The book offers historical accounts and details the formation of underground groups in the neighborhood following the 1882 Chinese Exclusion Act, a legislation that restricted Chinese immigration for 10 years. As the rest of the country fought to keep immigrants from China out of the United States, those already living in in New York were fighting a war of their own, within their community.
Seligman has also authored books on Chinese American history including “Three Tough Chinamen” and a biography of Wong Chin Foo, a prominent early Chinese American immigrant. “Until 30 years ago, people were not really interested in learning about [Chinese American history],” Seligman said. “And all these groups are a big part of American history.”
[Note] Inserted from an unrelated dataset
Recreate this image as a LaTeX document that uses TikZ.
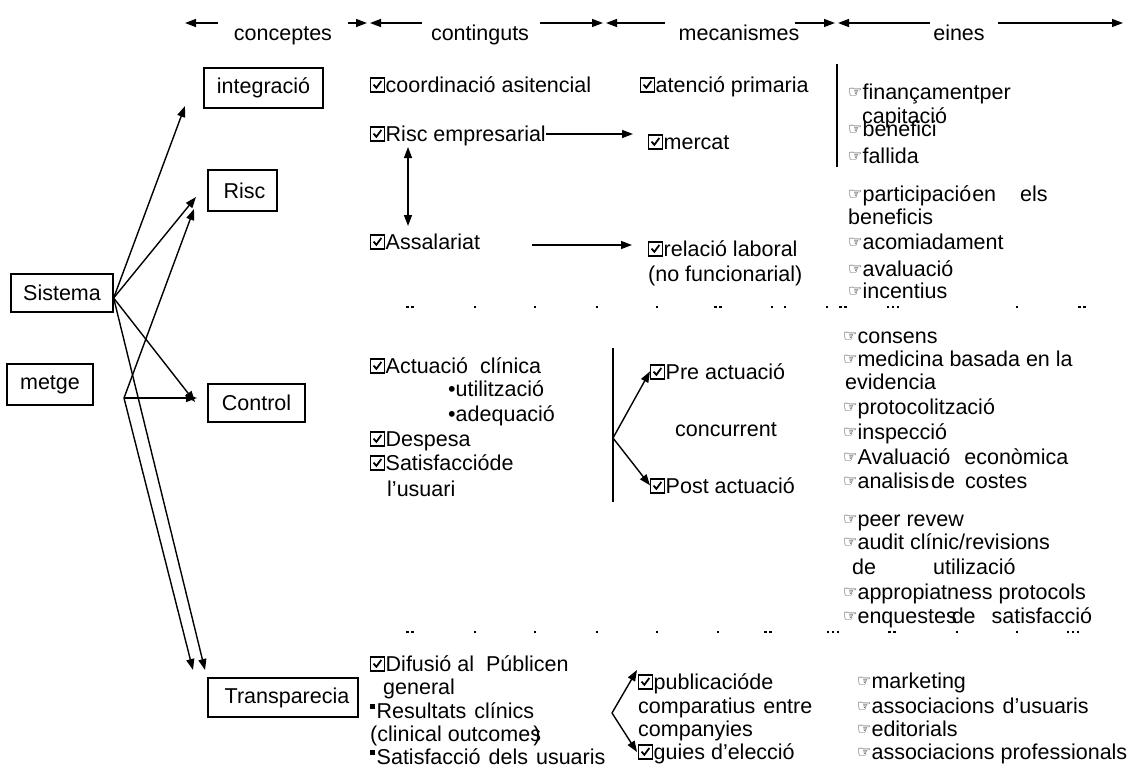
\documentclass[tikz,border=0pt]{standalone}
\usepackage{fontspec}
\setmainfont{Liberation Sans}
\newfontfamily\dvsans{DejaVu Sans}
\usetikzlibrary{arrows.meta}
% ticked box and pointing hand used in the lists
\newcommand\chk{\tikz[baseline=0pt,x=1pt,y=1pt,line cap=butt]{%
  \draw[line width=1.1pt] (0.6,0) rectangle (14,14);
  \draw[line width=1.8pt,line join=miter] (3.4,7.4) -- (6.2,4.2) -- (11.2,11);}\hspace{1pt}}
\newcommand\hnd{{\dvsans\fontsize{16}{16}\selectfont\raisebox{2pt}{☞}}}
\newcommand\sqb{\raisebox{9pt}{\rule{5pt}{5pt}}\hspace{1.5pt}}
\newcommand\dotrow[2]{%
  \foreach \x/\n in {#2}{%
    \foreach \k in {1,...,\n}{%
      \fill (\x+\k*5-\n*2.5-2.5-1.4,#1-1.4) rectangle ++(2.8,2.8);}}}
\begin{document}
\begin{tikzpicture}[x=1pt,y=-1pt,
  txt/.style={anchor=base west,inner sep=0pt,font=\fontsize{21.5}{25}\selectfont},
  head/.style={anchor=base,inner sep=0pt,font=\fontsize{21.5}{25}\selectfont},
  box/.style={draw,line width=1.3pt,inner sep=0pt,font=\fontsize{21.5}{25}\selectfont},
  arr/.style={line width=1.4pt,-{Triangle[length=11pt,width=8pt]}},
  darr/.style={line width=1.4pt,{Triangle[length=11pt,width=8pt]}-{Triangle[length=11pt,width=8pt]}},
  rule/.style={line width=1.6pt}]
\useasboundingbox[fill=white] (0,0) rectangle (1132,769);

% column headings
\node[head] (hConc) at (283,40) {conceptes};
\node[head] (hCont) at (480,40) {continguts};
\node[head] (hMec) at (739,40) {mecanismes};
\node[head] (hEin) at (959,40) {eines};
\draw[arr] (218,23) -- (185,23);
\draw[arr] (348,23) -- (367,23);
\draw[arr] (422,23) -- (370,23);
\draw[arr] (540,23) -- (603,23);
\draw[arr] (665,23) -- (606,23);
\draw[arr] (795,23) -- (835,23);
\draw[arr] (930,23) -- (838,23);
\draw[arr] (998,23) -- (1123,23);

% concept boxes
\node[box,minimum width=119pt,minimum height=40pt] (integ) at (263.5,88) {integració};
\node[box,minimum width=69pt,minimum height=41pt] (risc) at (242.5,190.5) {\hspace{4pt}Risc};
\node[box,minimum width=102pt,minimum height=38pt] (sist) at (62,293) {Sistema};
\node[box,minimum width=86pt,minimum height=41pt] (metge) at (50,384.5) {metge};
\node[box,minimum width=97pt,minimum height=38pt] (ctrl) at (256.5,403) {Control};
\node[box,minimum width=150pt,minimum height=39pt] (transp) at (283,697.5) {\hspace{8pt}Transparecia};

% fan of arrows towards the concepts
\coordinate (sS) at ([yshift=-5pt]sist.east);
\coordinate (mS) at (124,398);
\coordinate (tInt) at (185,106);
\coordinate (tRisc1) at (196,197);
\coordinate (tRisc2) at (194,209);
\coordinate (tCtl1) at (195,402);
\coordinate (tCtl2) at (197,398);
\coordinate (tTr1) at (205,670);
\coordinate (tTr2) at (193,670);
\draw[arr] (sS) -- (tInt);
\draw[arr] (sS) -- (tRisc1);
\draw[arr] (sS) -- (tCtl1);
\draw[arr] (sS) -- (tTr1);
\draw[arr] (mS) -- (tRisc2);
\draw[arr] (mS) -- (tCtl2);
\draw[arr] (mS) -- (tTr2);

% integració / risc
\node[txt] (coord) at (370,92) {\chk coordinació asitencial};
\node[txt] (aten) at (640,92) {\chk atenció primaria};
\node[txt] (fin) at (848,99) {\hnd finançamentper};
\node[txt] (cap) at (862,123) {capitació};
\node[txt] (ben) at (848,136) {\hnd benefici};
\node[txt] (fal) at (848,163) {\hnd fallida};
\draw[rule] (837,64) -- (837,167);
\node[txt] (riscEmp) at (370,141) {\chk Risc empresarial};
\node[txt] (merc) at (648,149) {\chk mercat};
\node[txt] (part) at (848,201) {\hnd participació\hspace{1pt}en\hspace{24pt}els};
\node[txt] (bens) at (848,224) {beneficis};
\node[txt] (assal) at (370,249) {\chk Assalariat};
\node[txt] (rel) at (648,256) {\chk relació laboral};
\node[txt] (nofun) at (648,281) {(no funcionarial)};
\node[txt] (acom) at (848,249) {\hnd acomiadament};
\node[txt] (aval) at (848,276) {\hnd avaluació};
\node[txt] (inc) at (848,298) {\hnd incentius};
\coordinate (tMerc) at (633,134);
\coordinate (sRel) at (532,245);
\coordinate (tRel) at (632,245);
\draw[arr] (riscEmp.east |- tMerc) -- (tMerc);
\draw[arr] (sRel) -- (tRel);
\draw[darr] (408,147) -- (408,226);

\dotrow{307}{410/2,475/1,535/1,597/1,657/1,718/2,772/1,785/1,827/1,843/2,893/3,1017/1,1082/2}

% control
\node[txt] (act) at (370,373) {\chk Actuació\hspace{12pt}clínica};
\node[txt] (util) at (448,396) {\textbullet utilització};
\node[txt] (adeq) at (448,421) {\textbullet adequació};
\node[txt] (desp) at (370,446) {\chk Despesa};
\node[txt] (satis) at (370,470) {\chk Satisfaccióde};
\node[txt] (usu) at (387,496) {l’usuari};
\node[txt] (pre) at (650,379) {\chk Pre actuació};
\node[txt] (conc) at (675,436) {concurrent};
\node[txt] (post) at (650,493) {\chk Post actuació};
\draw[rule] (613,348) -- (613,502);
\coordinate (fork) at (613,438);
\draw[arr] (fork) -- (pre.west);
\draw[arr] (fork) -- (post.west);
\node[txt] (cons) at (843,343) {\hnd consens};
\node[txt] (med) at (843,366) {\hnd medicina basada en la};
\node[txt] (evid) at (845,389) {evidencia};
\node[txt] (prot) at (843,414) {\hnd protocolització};
\node[txt] (insp) at (843,439) {\hnd inspecció};
\node[txt] (avec) at (843,464) {\hnd Avaluació\hspace{14pt}econòmica};
\node[txt] (anal) at (843,488) {\hnd analisis\hspace{2pt}de\hspace{10pt}costes};
\node[txt] (peer) at (843,526) {\hnd peer revew};
\node[txt] (audit) at (843,549) {\hnd audit\hspace{6pt}clínic/revisions};
\node[txt] (de) at (852,574) {de};
\node[txt] (utz) at (933,574) {utilizació};
\node[txt] (appr) at (843,599) {\hnd appropiatness protocols};
\node[txt] (enq) at (843,623) {\hnd enquestes\hspace{-5pt}de\hspace{16pt}satisfacció};

\dotrow{632}{410/2,475/1,535/1,597/1,657/1,718/1,768/2,833/3,892/2,957/1,1017/1,1073/3}

% transparència
\node[txt] (dif) at (370,671) {\chk Difusió al\hspace{12pt}Públicen};
\node[txt] (gen) at (383,694) {general};
\node[txt] (res) at (370,718) {\sqb Resultats\hspace{8pt}clínics};
\node[txt] (clin) at (370,741) {(clinical outcome\rlap{s}\hspace{3pt})};
\node[txt] (satu) at (370,764) {\sqb Satisfacció\hspace{8pt}dels\hspace{8pt}usuaris};
\node[txt] (pub) at (638,689) {\chk publicacióde};
\node[txt] (comp) at (638,713) {comparatius\hspace{8pt}entre};
\node[txt] (compy) at (638,736) {companyies};
\node[txt] (guies) at (638,759) {\chk guies d’elecció};
\coordinate (fork2) at (612,713);
\coordinate (tPub) at (637,670);
\coordinate (tGui) at (637,752);
\draw[arr] (fork2) -- (tPub);
\draw[arr] (fork2) -- (tGui);
\node[txt] (mark) at (857,688) {\hnd marketing};
\node[txt] (assu) at (857,713) {\hnd associacions\hspace{8pt}d’usuaris};
\node[txt] (edit) at (857,736) {\hnd editorials};
\node[txt] (assp) at (857,759) {\hnd associacions professionals};
\end{tikzpicture}
\end{document}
Across key American cities, from San Francisco to Chicago, Seattle and, as explored in depth by the author, New York, immigrants set up three kinds of tongs – those from the same province or speaking the same dialect, those with the same surname and those who set up secret societies – to help establish themselves in a country that was not helping them, according to Seligman, who uses newspaper archives and data to draw his picture.
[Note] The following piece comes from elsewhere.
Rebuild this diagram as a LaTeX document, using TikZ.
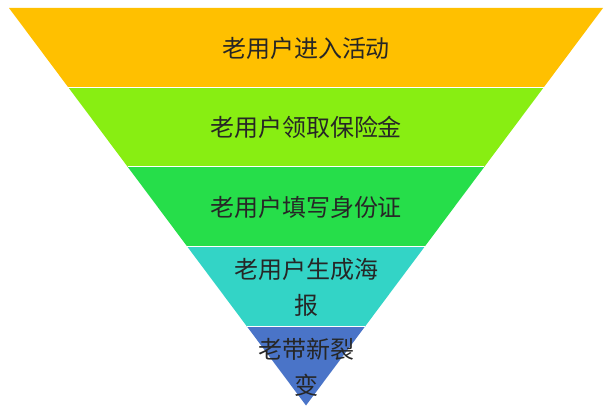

“These Chinese immigrants, they would work all day, six days a week, and then the seventh day of the week, they reserve that day for vices – gambling, prostitution and opium,” said Seligman. “They set up these tongs to be able to keep these vices.”
“Tong Wars” focuses on two notorious East Coast groups – the On Leongs, which became rivals with a group of transplants from San Francisco, the Hip Sings, after establishing themselves in Manhattan – and their use of “creative strategies” to keep themselves going.
Politics, corruption, opium, defection and even women were causes for three decades of conflict between the two gangs. While they fought, and as the On Leongs, led by “leader of New York’s Chinatown” Tom Lee, routinely bribed police to arrest non-member tongs, reformer groups rose out of this widespread corruption, created to “clean up Chinatown.” “These wars lasted so long because over the years, it really became more about ‘face,'” Seligman said.
Meanwhile, about 25 percent of Chinese American immigrants were out of work. “There were no soup kitchens, not a lot of welfare available,” Seligman said. “Rather than using the tongs to maintain their vices, the people were looking to the tongs for welfare and help.“
“When I was growing up and studying history, you know we would only talk about old white men,” Seligman said. “And these Chinese American groups, they are also part of American history. We should be talking about them, and other immigrant groups too.”